[Code that draws figures]
%%

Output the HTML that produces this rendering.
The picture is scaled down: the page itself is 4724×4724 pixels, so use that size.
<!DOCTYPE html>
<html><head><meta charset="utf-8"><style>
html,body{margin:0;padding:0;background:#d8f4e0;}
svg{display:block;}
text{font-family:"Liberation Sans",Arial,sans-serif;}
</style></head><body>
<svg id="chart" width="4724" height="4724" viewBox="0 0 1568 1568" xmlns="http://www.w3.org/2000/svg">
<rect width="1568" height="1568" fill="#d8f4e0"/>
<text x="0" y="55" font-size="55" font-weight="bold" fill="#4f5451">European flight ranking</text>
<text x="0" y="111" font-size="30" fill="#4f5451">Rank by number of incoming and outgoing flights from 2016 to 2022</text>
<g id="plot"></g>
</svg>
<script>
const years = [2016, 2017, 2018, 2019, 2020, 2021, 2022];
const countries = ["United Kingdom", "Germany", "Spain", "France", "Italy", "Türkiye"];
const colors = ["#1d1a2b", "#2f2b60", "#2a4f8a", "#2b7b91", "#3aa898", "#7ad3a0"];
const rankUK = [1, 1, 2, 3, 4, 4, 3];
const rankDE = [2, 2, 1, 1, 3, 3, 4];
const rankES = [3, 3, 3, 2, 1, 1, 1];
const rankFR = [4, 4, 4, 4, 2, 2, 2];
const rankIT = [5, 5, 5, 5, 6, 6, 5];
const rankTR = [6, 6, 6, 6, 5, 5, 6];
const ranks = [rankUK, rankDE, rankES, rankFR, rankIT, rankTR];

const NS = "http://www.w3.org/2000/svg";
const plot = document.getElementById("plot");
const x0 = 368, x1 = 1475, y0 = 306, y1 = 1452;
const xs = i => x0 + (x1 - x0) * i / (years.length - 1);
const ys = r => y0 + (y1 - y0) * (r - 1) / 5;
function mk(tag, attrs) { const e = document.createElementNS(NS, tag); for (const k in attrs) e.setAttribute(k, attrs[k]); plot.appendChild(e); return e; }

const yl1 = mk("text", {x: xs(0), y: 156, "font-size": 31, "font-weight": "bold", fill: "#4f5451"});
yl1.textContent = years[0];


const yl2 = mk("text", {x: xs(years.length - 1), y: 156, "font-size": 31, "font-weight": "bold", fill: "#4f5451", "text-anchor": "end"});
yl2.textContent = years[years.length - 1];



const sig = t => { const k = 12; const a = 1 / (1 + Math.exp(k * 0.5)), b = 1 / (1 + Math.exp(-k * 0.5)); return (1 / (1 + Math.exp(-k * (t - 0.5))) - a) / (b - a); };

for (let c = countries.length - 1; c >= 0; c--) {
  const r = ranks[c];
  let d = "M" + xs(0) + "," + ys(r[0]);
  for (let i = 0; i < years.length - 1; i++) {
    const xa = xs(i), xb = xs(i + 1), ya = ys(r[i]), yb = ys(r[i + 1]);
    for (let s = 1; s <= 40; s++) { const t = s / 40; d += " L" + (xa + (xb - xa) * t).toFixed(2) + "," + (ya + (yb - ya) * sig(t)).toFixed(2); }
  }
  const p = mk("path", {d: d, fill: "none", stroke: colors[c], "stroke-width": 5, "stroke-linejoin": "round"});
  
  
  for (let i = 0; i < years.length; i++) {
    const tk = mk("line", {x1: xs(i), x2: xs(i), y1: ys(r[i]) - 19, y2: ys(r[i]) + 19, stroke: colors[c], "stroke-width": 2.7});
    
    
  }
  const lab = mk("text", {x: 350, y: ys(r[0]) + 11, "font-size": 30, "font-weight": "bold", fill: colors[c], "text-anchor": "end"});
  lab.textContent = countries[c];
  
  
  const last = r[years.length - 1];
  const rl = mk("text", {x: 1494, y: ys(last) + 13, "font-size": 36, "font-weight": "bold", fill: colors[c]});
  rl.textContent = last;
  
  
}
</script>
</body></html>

%%
%%

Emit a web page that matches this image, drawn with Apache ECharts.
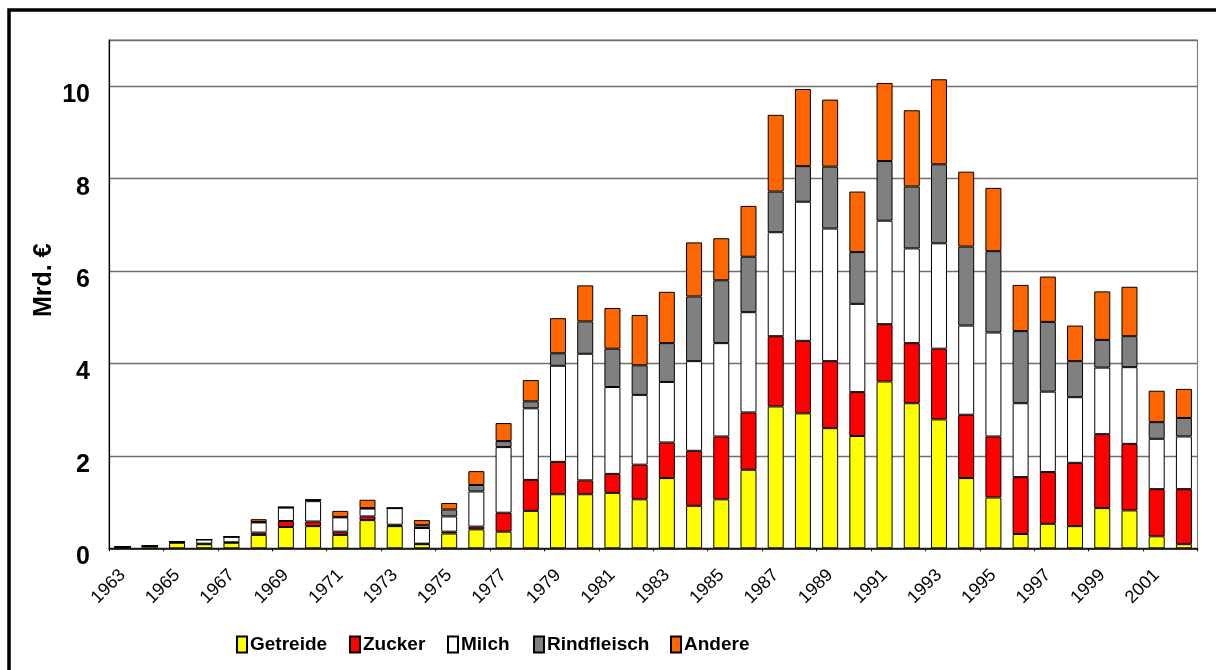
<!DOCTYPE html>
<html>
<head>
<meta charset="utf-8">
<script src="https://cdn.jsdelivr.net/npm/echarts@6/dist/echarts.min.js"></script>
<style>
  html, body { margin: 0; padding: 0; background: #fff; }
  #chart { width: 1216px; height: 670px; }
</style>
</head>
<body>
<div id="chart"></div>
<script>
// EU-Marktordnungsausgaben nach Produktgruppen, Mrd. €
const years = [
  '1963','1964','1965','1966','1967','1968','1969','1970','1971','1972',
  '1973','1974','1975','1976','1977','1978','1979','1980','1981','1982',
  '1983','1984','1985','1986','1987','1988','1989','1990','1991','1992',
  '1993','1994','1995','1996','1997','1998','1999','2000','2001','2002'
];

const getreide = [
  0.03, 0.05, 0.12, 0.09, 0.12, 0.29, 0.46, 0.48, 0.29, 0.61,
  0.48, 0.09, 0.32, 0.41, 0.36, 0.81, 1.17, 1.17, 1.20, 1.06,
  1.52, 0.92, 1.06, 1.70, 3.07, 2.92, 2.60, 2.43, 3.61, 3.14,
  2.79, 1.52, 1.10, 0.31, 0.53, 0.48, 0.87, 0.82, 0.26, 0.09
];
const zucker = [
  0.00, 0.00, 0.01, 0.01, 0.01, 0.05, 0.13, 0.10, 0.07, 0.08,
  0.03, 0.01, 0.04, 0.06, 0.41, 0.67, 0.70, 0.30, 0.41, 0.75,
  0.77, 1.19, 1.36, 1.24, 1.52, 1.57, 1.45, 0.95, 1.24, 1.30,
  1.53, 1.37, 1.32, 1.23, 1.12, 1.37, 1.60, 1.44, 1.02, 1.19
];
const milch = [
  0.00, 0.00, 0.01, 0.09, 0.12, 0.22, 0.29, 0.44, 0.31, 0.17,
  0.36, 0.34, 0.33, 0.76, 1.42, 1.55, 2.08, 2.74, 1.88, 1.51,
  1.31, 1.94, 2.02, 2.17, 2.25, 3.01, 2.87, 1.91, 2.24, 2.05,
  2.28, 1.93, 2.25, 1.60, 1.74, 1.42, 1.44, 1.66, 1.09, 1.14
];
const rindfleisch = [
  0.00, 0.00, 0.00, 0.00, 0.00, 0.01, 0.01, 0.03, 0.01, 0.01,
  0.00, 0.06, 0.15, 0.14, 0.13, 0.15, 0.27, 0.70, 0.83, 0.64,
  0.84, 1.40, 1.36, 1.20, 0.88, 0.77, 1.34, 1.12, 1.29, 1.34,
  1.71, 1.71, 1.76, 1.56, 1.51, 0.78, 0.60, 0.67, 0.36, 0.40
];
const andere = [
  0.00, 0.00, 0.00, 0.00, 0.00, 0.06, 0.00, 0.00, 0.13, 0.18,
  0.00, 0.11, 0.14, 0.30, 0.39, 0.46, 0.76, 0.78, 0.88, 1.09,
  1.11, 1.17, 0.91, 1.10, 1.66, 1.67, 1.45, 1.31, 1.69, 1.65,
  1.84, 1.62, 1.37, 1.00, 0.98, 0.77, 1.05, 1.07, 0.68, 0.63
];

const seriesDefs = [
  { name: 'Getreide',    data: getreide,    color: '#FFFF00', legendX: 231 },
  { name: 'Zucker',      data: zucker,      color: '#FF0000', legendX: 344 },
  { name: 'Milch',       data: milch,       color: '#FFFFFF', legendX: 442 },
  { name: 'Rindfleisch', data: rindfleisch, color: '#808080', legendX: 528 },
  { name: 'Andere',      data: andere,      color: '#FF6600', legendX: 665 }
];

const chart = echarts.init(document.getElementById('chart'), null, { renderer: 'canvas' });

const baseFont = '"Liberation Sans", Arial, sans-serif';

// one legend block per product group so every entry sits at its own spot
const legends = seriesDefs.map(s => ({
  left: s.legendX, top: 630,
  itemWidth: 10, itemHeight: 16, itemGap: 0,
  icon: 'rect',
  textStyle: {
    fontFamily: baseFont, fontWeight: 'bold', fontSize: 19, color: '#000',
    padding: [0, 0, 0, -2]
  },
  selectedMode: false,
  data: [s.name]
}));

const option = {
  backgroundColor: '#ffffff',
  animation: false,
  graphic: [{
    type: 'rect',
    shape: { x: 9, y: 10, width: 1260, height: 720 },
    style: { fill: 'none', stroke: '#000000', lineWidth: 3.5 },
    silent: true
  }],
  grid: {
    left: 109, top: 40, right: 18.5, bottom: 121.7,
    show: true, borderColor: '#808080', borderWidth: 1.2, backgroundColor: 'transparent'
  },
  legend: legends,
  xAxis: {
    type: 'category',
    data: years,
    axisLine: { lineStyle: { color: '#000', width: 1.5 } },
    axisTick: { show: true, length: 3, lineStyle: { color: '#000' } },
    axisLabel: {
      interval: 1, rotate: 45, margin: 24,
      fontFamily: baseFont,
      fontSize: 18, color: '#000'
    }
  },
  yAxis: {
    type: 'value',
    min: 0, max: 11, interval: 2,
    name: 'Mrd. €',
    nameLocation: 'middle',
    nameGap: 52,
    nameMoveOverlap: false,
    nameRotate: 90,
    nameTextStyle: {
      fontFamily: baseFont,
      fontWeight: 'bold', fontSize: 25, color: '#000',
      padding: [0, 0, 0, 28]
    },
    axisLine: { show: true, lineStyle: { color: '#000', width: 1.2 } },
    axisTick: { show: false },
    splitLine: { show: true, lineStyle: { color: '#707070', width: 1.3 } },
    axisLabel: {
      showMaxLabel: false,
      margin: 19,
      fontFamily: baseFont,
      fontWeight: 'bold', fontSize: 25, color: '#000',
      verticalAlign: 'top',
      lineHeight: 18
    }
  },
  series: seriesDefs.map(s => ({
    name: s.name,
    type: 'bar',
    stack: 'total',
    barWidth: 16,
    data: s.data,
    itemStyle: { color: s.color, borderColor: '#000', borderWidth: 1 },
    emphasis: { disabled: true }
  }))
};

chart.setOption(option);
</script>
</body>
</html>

%%
%%

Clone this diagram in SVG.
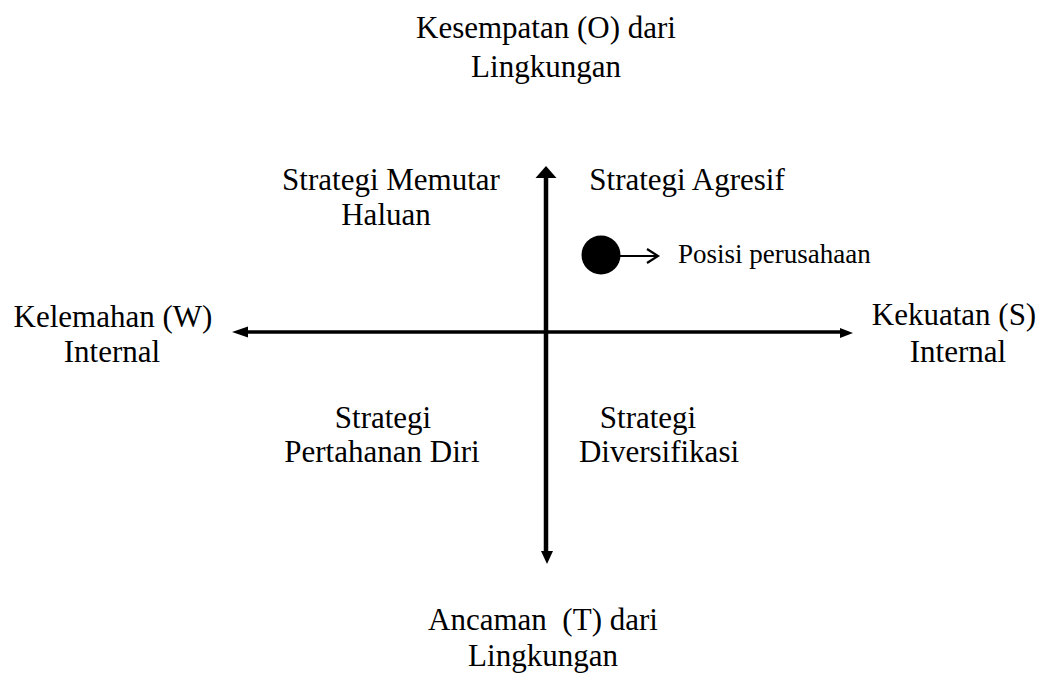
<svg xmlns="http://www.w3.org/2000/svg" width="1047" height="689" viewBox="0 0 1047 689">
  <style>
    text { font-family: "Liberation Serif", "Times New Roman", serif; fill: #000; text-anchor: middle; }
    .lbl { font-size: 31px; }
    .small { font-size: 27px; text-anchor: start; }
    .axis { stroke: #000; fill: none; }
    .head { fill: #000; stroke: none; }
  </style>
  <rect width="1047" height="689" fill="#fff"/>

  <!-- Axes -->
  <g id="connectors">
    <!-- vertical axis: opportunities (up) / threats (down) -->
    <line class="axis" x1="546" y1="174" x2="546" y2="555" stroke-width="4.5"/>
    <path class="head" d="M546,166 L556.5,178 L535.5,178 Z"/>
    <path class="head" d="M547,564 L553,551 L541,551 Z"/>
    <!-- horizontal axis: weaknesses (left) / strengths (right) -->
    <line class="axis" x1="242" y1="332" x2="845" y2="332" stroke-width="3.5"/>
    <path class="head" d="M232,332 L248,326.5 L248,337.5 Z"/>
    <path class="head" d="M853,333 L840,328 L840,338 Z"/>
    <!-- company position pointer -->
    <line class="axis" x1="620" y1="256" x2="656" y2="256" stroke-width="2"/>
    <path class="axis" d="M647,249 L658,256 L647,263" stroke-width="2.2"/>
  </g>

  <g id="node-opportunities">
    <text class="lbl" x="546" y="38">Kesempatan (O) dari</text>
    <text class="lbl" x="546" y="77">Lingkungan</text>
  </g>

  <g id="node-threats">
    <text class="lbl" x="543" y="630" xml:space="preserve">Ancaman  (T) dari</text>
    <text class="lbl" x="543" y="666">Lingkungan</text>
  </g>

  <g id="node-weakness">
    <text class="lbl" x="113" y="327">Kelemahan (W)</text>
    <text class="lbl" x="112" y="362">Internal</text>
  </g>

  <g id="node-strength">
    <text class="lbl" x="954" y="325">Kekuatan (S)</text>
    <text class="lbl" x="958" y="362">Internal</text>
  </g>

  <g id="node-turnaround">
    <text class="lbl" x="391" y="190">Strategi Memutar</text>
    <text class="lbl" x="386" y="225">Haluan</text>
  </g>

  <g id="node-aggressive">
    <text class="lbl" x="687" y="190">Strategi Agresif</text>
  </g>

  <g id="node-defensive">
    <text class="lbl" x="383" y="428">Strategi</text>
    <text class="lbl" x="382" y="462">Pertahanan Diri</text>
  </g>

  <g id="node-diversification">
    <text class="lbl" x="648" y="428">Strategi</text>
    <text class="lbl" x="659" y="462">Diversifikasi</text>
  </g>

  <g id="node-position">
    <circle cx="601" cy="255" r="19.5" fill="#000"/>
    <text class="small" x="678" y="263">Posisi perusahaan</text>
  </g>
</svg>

%%

**DESCRIPTION OF THE TASK**:
Return, unchanged, the run of lines above that opens with the line containing "Output the HTML that produces this rendering." and closes with the line containing "const ranks = [rankUK, rankDE, rankES, rankFR, rankIT, rankTR];". Include both.

**RESULT BELOW**:
Output the HTML that produces this rendering.
The picture is scaled down: the page itself is 4724×4724 pixels, so use that size.
<!DOCTYPE html>
<html><head><meta charset="utf-8"><style>
html,body{margin:0;padding:0;background:#d8f4e0;}
svg{display:block;}
text{font-family:"Liberation Sans",Arial,sans-serif;}
</style></head><body>
<svg id="chart" width="4724" height="4724" viewBox="0 0 1568 1568" xmlns="http://www.w3.org/2000/svg">
<rect width="1568" height="1568" fill="#d8f4e0"/>
<text x="0" y="55" font-size="55" font-weight="bold" fill="#4f5451">European flight ranking</text>
<text x="0" y="111" font-size="30" fill="#4f5451">Rank by number of incoming and outgoing flights from 2016 to 2022</text>
<g id="plot"></g>
</svg>
<script>
const years = [2016, 2017, 2018, 2019, 2020, 2021, 2022];
const countries = ["United Kingdom", "Germany", "Spain", "France", "Italy", "Türkiye"];
const colors = ["#1d1a2b", "#2f2b60", "#2a4f8a", "#2b7b91", "#3aa898", "#7ad3a0"];
const rankUK = [1, 1, 2, 3, 4, 4, 3];
const rankDE = [2, 2, 1, 1, 3, 3, 4];
const rankES = [3, 3, 3, 2, 1, 1, 1];
const rankFR = [4, 4, 4, 4, 2, 2, 2];
const rankIT = [5, 5, 5, 5, 6, 6, 5];
const rankTR = [6, 6, 6, 6, 5, 5, 6];
const ranks = [rankUK, rankDE, rankES, rankFR, rankIT, rankTR];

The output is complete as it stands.